→ STORED DATA
↓↓↓

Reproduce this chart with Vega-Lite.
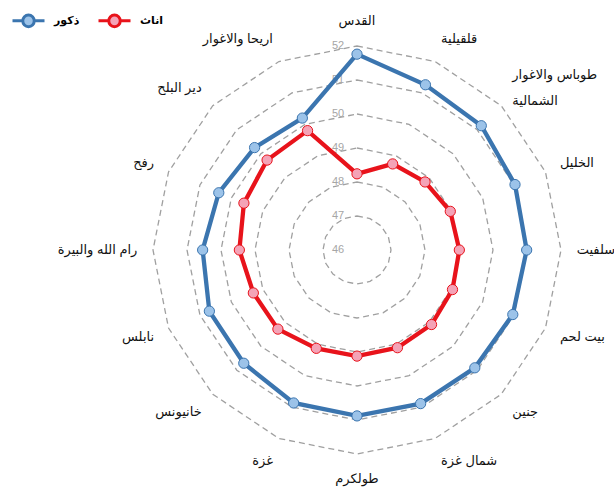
{
  "$schema": "https://vega.github.io/schema/vega-lite/v6.json",
  "width": 614,
  "height": 491,
  "autosize": {"type": "none"},
  "padding": 0,
  "background": "white",
  "config": {
    "view": {"stroke": null},
    "font": "Liberation Sans, DejaVu Sans, sans-serif",
    "legend": {
      "orient": "none",
      "legendX": 11,
      "legendY": 3,
      "direction": "horizontal",
      "padding": 0,
      "symbolType": "M-1,0L-0.38,0M0.38,0L1,0M0.36,0A0.36,0.36 0 1,1 -0.36,0A0.36,0.36 0 1,1 0.36,0",
      "symbolSize": 1024,
      "symbolStrokeWidth": 3,
      "labelFontSize": 11,
      "labelFontWeight": "bold",
      "labelColor": "#000000",
      "labelOffset": 8,
      "columnPadding": 12
    }
  },
  "datasets": {
    "regions": [
      {"region": "القدس", "ذكور": 51.76, "اناث": 48.24},
      {"region": "قلقيلية", "ذكور": 51.26, "اناث": 48.74},
      {"region": "طوباس والاغوار\nالشمالية", "ذكور": 51.17, "اناث": 48.83},
      {"region": "الخليل", "ذكور": 51.03, "اناث": 48.97},
      {"region": "سلفيت", "ذكور": 50.99, "اناث": 49.01},
      {"region": "بيت لحم", "ذكور": 50.96, "اناث": 49.04},
      {"region": "جنين", "ذكور": 50.9, "اناث": 49.1},
      {"region": "شمال غزة", "ذكور": 50.89, "اناث": 49.11},
      {"region": "طولكرم", "ذكور": 50.88, "اناث": 49.12},
      {"region": "غزة", "ذكور": 50.87, "اناث": 49.13},
      {"region": "خانيونس", "ذكور": 50.71, "اناث": 49.29},
      {"region": "نابلس", "ذكور": 50.7, "اناث": 49.3},
      {"region": "رام الله والبيرة", "ذكور": 50.54, "اناث": 49.46},
      {"region": "رفح", "ذكور": 50.4, "اناث": 49.6},
      {"region": "دير البلح", "ذكور": 50.26, "اناث": 49.74},
      {"region": "اريحا والاغوار", "ذكور": 50.2, "اناث": 49.8}
    ],
    "levels": [
      {"level": 46}, {"level": 47}, {"level": 48}, {"level": 49},
      {"level": 50}, {"level": 51}, {"level": 52}
    ]
  },
  "layer": [
    {
      "data": {"name": "regions"},
      "transform": [
        {"window": [{"op": "row_number", "as": "i"}]},
        {"calculate": "[47, 48, 49, 50, 51, 52]", "as": "lv"},
        {"flatten": ["lv"], "as": ["level"]},
        {"calculate": "(datum.i - 1) * PI / 8", "as": "a"},
        {"calculate": "(datum.level - 46) * sin(datum.a)", "as": "px"},
        {"calculate": "(datum.level - 46) * cos(datum.a)", "as": "py"}
      ],
      "mark": {"type": "line", "interpolate": "linear-closed", "stroke": "#a0a0a0", "strokeWidth": 1.3, "strokeDash": [6, 4]},
      "encoding": {
        "x": {"field": "px", "type": "quantitative", "scale": {"domain": [-10.5, 7.5588], "nice": false, "zero": false}, "axis": null},
        "y": {"field": "py", "type": "quantitative", "scale": {"domain": [-7.0882, 7.3529], "nice": false, "zero": false}, "axis": null},
        "detail": {"field": "level", "type": "nominal"},
        "order": {"field": "i", "type": "quantitative"}
      }
    },
    {
      "data": {"name": "levels"},
      "transform": [
        {"calculate": "0", "as": "px"},
        {"calculate": "datum.level - 46", "as": "py"}
      ],
      "mark": {"type": "text", "align": "center", "baseline": "middle", "dx": -19, "fontSize": 11, "color": "#a6a6a6"},
      "encoding": {
        "x": {"field": "px", "type": "quantitative"},
        "y": {"field": "py", "type": "quantitative"},
        "text": {"field": "level", "type": "quantitative"}
      }
    },
    {
      "data": {"name": "regions"},
      "transform": [
        {"window": [{"op": "row_number", "as": "i"}]},
        {"fold": ["ذكور", "اناث"], "as": ["sex", "value"]},
        {"calculate": "(datum.i - 1) * PI / 8", "as": "a"},
        {"calculate": "(datum.value - 46) * sin(datum.a)", "as": "px"},
        {"calculate": "(datum.value - 46) * cos(datum.a)", "as": "py"}
      ],
      "mark": {"type": "line", "interpolate": "linear-closed", "strokeWidth": 4.3},
      "encoding": {
        "x": {"field": "px", "type": "quantitative"},
        "y": {"field": "py", "type": "quantitative"},
        "stroke": {"field": "sex", "type": "nominal", "title": null, "scale": {"domain": ["ذكور", "اناث"], "range": ["#3b75af", "#e8131b"]}},
        "order": {"field": "i", "type": "quantitative"}
      }
    },
    {
      "data": {"name": "regions"},
      "transform": [
        {"window": [{"op": "row_number", "as": "i"}]},
        {"fold": ["ذكور", "اناث"], "as": ["sex", "value"]},
        {"calculate": "(datum.i - 1) * PI / 8", "as": "a"},
        {"calculate": "(datum.value - 46) * sin(datum.a)", "as": "px"},
        {"calculate": "(datum.value - 46) * cos(datum.a)", "as": "py"}
      ],
      "mark": {"type": "point", "filled": true, "size": 105, "opacity": 1, "strokeWidth": 1},
      "encoding": {
        "x": {"field": "px", "type": "quantitative"},
        "y": {"field": "py", "type": "quantitative"},
        "fill": {"field": "sex", "type": "nominal", "title": null, "scale": {"domain": ["ذكور", "اناث"], "range": ["#9cc3e9", "#f4a3b7"]}},
        "stroke": {"field": "sex", "type": "nominal", "title": null}
      }
    },
    {
      "data": {"name": "regions"},
      "transform": [
        {"window": [{"op": "row_number", "as": "i"}]},
        {"calculate": "(datum.i - 1) * PI / 8", "as": "a"},
        {"calculate": "6.46 * sin(datum.a)", "as": "px"},
        {"calculate": "6.46 * cos(datum.a)", "as": "py"}
      ],
      "mark": {
        "type": "text",
        "fontSize": 13,
        "color": "#111111",
        "baseline": "middle",
        "lineBreak": "\n",
        "lineHeight": 26,
        "align": {"expr": "sin(datum.a) > 0.2 ? 'left' : (sin(datum.a) < -0.2 ? 'right' : 'center')"},
        "dy": {"expr": "-cos(datum.a) * 9 - (length(split(datum.region, '\\n')) - 1) * 13"}
      },
      "encoding": {
        "x": {"field": "px", "type": "quantitative"},
        "y": {"field": "py", "type": "quantitative"},
        "text": {"field": "region", "type": "nominal"}
      }
    }
  ]
}
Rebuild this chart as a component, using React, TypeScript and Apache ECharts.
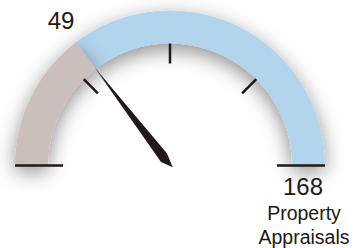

↑↑↑

→ CHALLENGE
Which lines of the data above contain "this"? Copy each one.

→ RIGHT ANSWER
Reproduce this chart with Vega-Lite.
Rebuild this chart as a component, using React, TypeScript and Apache ECharts.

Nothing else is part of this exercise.